The photo on which this painting is based was taken in the early morning at Eungella National Park in QLD. The little pied cormorant was a wonderful subject as it restlessly turned its head before spreading its wings out to dry. In this pose, I liked the way the bright sunlight leads the eye across the tops of the rocks to finish at the bird's beak.

It was serendipity that posed these two little silver-eyes so perfectly in a wild tobacco plant during our camping trip to Koreelah National Park. An instant later the lower bird had flown away. It was an overcast day. The light was very soft. The painting was something of a challenge but I was quite pleased with the final result.

This female red-necked wallaby with a very full pouch, was photographed on the lawn at the main campsite in Bunya Mountains NP. I loved the slightly off-balance stance, and her intent quizzical look. This painting progressed quickly and smoothly, and remains one of my favourites.

We saw this Richard's Pipit (Anthus richardi) on the beach at Bowling Green Bay south of Townsville. I liked the way the late afternoon sunlight bounced across the rocks illuminating the dried grass stems, with the bird standing like an exclamation mark at the end.

This young whipbird was foraging near a pair of logrunners, on the rainforest floor near the boardwalk, at O'Reilly's in Lamington National Park. Painted in 2015.

I wanted to find a way to paint those beautiful little bright patches of light that illuminate fragments of the rainforest floor on sunny days. This was my first attempt. Painted in 2015.

I could hear faint clucking noises in an area of rainforest regrowth quite close to our house, and here were these four frogmouths, three babies and a parent, all together on a branch. Painted in 2015.

This painting is based on a photo taken at the Sheep Station Creek campsite in the Border Ranges National Park. There were a lot of bell-birds in the camp-site but they don't yet seem to be causing the damage that they have done in other areas. Bell-birds are highly aggressive towards other birds, excluding leaf-cleansing birds like pardalotes from their territories and thus causing the death of trees. One of the most destructive of native birds!

Based on a photo taken at St Lawrence on our first trip to Townsville. We had all Laura's worldly goods and chattels packed in and on her small car and were treated to the most spectacular skies, as the storm clouds gathered.

Laura decided that we should take our pastels with us, so that we could use them on camping trips. This painting was begun during a trip to Washpool National Park, and much to my embarrassment, we ended up with an audience of three men. I finished the painting later.
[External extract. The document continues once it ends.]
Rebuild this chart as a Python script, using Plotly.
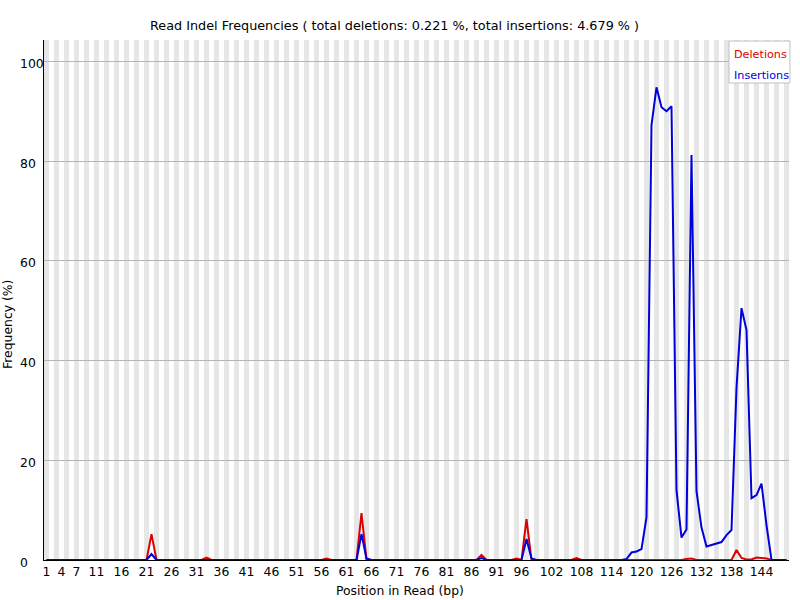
import plotly.graph_objects as go

# read positions 1..149
positions = list(range(1, 150))

deletions = [
    0, 0, 0, 0, 0, 0, 0, 0, 0, 0,
    0, 0, 0, 0, 0, 0, 0, 0, 0, 0,
    0, 5.2, 0, 0, 0, 0, 0, 0, 0, 0,
    0, 0, 0.5, 0, 0, 0, 0, 0, 0, 0,
    0, 0, 0, 0, 0, 0, 0, 0, 0, 0,
    0, 0, 0, 0, 0, 0, 0.3, 0, 0, 0,
    0, 0, 0, 9.4, 0, 0, 0, 0, 0, 0,
    0, 0, 0, 0, 0, 0, 0, 0, 0, 0,
    0, 0, 0, 0, 0, 0, 0, 1.0, 0, 0,
    0, 0, 0, 0, 0.3, 0, 8.2, 0, 0, 0,
    0, 0, 0, 0, 0, 0, 0.4, 0, 0, 0,
    0, 0, 0, 0, 0, 0, 0, 0, 0, 0,
    0, 0, 0, 0, 0, 0, 0, 0, 0.2, 0.3,
    0, 0, 0, 0, 0, 0, 0, 0, 2.0, 0.4,
    0.1, 0.1, 0.5, 0.4, 0.3, 0, 0, 0, 0,
]

insertions = [
    0, 0, 0, 0, 0, 0, 0, 0, 0, 0,
    0, 0, 0, 0, 0, 0, 0, 0, 0, 0,
    0, 1.2, 0, 0, 0, 0, 0, 0, 0, 0,
    0, 0, 0, 0, 0, 0, 0, 0, 0, 0,
    0, 0, 0, 0, 0, 0, 0, 0, 0, 0,
    0, 0, 0, 0, 0, 0, 0, 0, 0, 0,
    0, 0, 0, 5.2, 0.3, 0, 0, 0, 0, 0,
    0, 0, 0, 0, 0, 0, 0, 0, 0, 0,
    0, 0, 0, 0, 0, 0, 0, 0.4, 0, 0,
    0, 0, 0, 0, 0, 0, 4.2, 0.3, 0, 0,
    0, 0, 0, 0, 0, 0, 0, 0, 0, 0,
    0, 0, 0, 0, 0, 0, 0.2, 1.5, 1.7, 2.2,
    8.6, 87.2, 94.8, 90.8, 90.0, 91.0, 14.0, 4.5, 6.1, 81.2,
    13.8, 6.5, 2.7, 3.0, 3.3, 3.6, 5.0, 6.0, 34.5, 50.5,
    46.1, 12.4, 13.0, 15.3, 7.0, 0, 0, 0, 0,
]

x_tick_vals = [1, 4, 7, 11, 16, 21, 26, 31, 36, 41, 46, 51, 56, 61, 66, 71, 76, 81,
               86, 91, 96, 102, 108, 114, 120, 126, 132, 138, 144]
x_tick_text = [str(v) for v in x_tick_vals]
y_tick_vals = [0, 20, 40, 60, 80, 100]

y_max = max(insertions) * 1.1

FONT = "DejaVu Sans"
FS = 12.4
RED = "rgb(220,0,0)"
BLUE = "rgb(0,0,220)"

fig = go.Figure()
fig.add_trace(go.Scatter(x=positions, y=deletions, mode="lines",
                         line=dict(color=RED, width=2), name="Deletions"))
fig.add_trace(go.Scatter(x=positions, y=insertions, mode="lines",
                         line=dict(color=BLUE, width=2), name="Insertions"))

# alternating grey stripes behind the data
for p in positions:
    if p % 2 == 1:
        fig.add_shape(type="rect", xref="x", yref="paper", x0=p - 0.5, x1=p + 0.5,
                      y0=0, y1=1, fillcolor="rgb(230,230,230)", line_width=0,
                      layer="below")

# legend box (pixels 729..790 x 41..83)
fig.add_shape(type="rect", xref="paper", yref="paper", x0=0.9195, x1=1.0013,
              y0=0.9173, y1=0.998, fillcolor="white",
              line=dict(color="rgb(192,192,192)", width=1), layer="above")

annotations = [
    dict(text="Deletions", x=0.9235, y=0.9712, font=dict(color=RED)),
    dict(text="Insertions", x=0.9235, y=0.9313, font=dict(color=BLUE)),
]
for a in annotations:
    a.update(xref="paper", yref="paper", xanchor="left", yanchor="middle",
             showarrow=False)
    a["font"].update(family=FONT, size=11.2)
    fig.add_annotation(**a)

# y tick labels are left aligned in the original
for v in y_tick_vals:
    fig.add_annotation(text=str(v), xref="paper", yref="y", x=-0.0349, y=v,
                       xanchor="left", yanchor="middle", yshift=-2, showarrow=False,
                       font=dict(family=FONT, size=FS, color="black"))

fig.add_annotation(text="Frequency (%)", xref="paper", yref="paper", x=-0.0483,
                   y=0.452, textangle=-90, showarrow=False, xanchor="center",
                   yanchor="middle", font=dict(family=FONT, size=FS, color="black"))
fig.add_annotation(text="Position in Read (bp)", xref="paper", yref="paper",
                   x=0.478, y=-0.0577, showarrow=False, xanchor="center",
                   yanchor="middle", font=dict(family=FONT, size=FS, color="black"))
fig.add_annotation(text="Read Indel Frequencies ( total deletions: 0.221 %, total insertions: 4.679 % )",
                   xref="paper", yref="paper", x=0.4698, y=1.0288, showarrow=False,
                   xanchor="center", yanchor="middle",
                   font=dict(family=FONT, size=12.8, color="black"))

fig.update_layout(
    width=800, height=600,
    margin=dict(l=44, r=11, t=40, b=40),
    paper_bgcolor="white", plot_bgcolor="white",
    showlegend=False,
    font=dict(family=FONT, size=FS, color="black"),
    xaxis=dict(range=[0.5, 149.5], tickvals=x_tick_vals, ticktext=x_tick_text,
               showgrid=False, zeroline=False, showline=True, linecolor="black",
               linewidth=1, ticks="", tickfont=dict(family=FONT, size=FS, color="black")),
    yaxis=dict(range=[0, y_max], tickvals=y_tick_vals[1:], showticklabels=False,
               showgrid=True, gridcolor="rgb(180,180,180)", gridwidth=1,
               zeroline=False, showline=True, linecolor="black", linewidth=1,
               ticks=""),
)

# drop the default 8px body margin so the figure sits at the page corner
fig.write_html("out.html", config={"displayModeBar": False},
               post_script="document.body.style.margin='0px';")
Kingfishers are amongst our favourite birds and we always look out for them whenever we are near water. Tiny azure kingfishers are amongst the most brightly coloured. They spend most of their time sitting on a branch above running water gazing downwards.

This was my first ever pastel painting. Over the years I had done a few oil paintings but never really tried pastels until my daughter, Laura, bought a set. This painting is based on a photo taken in Mebbin National Park, NSW.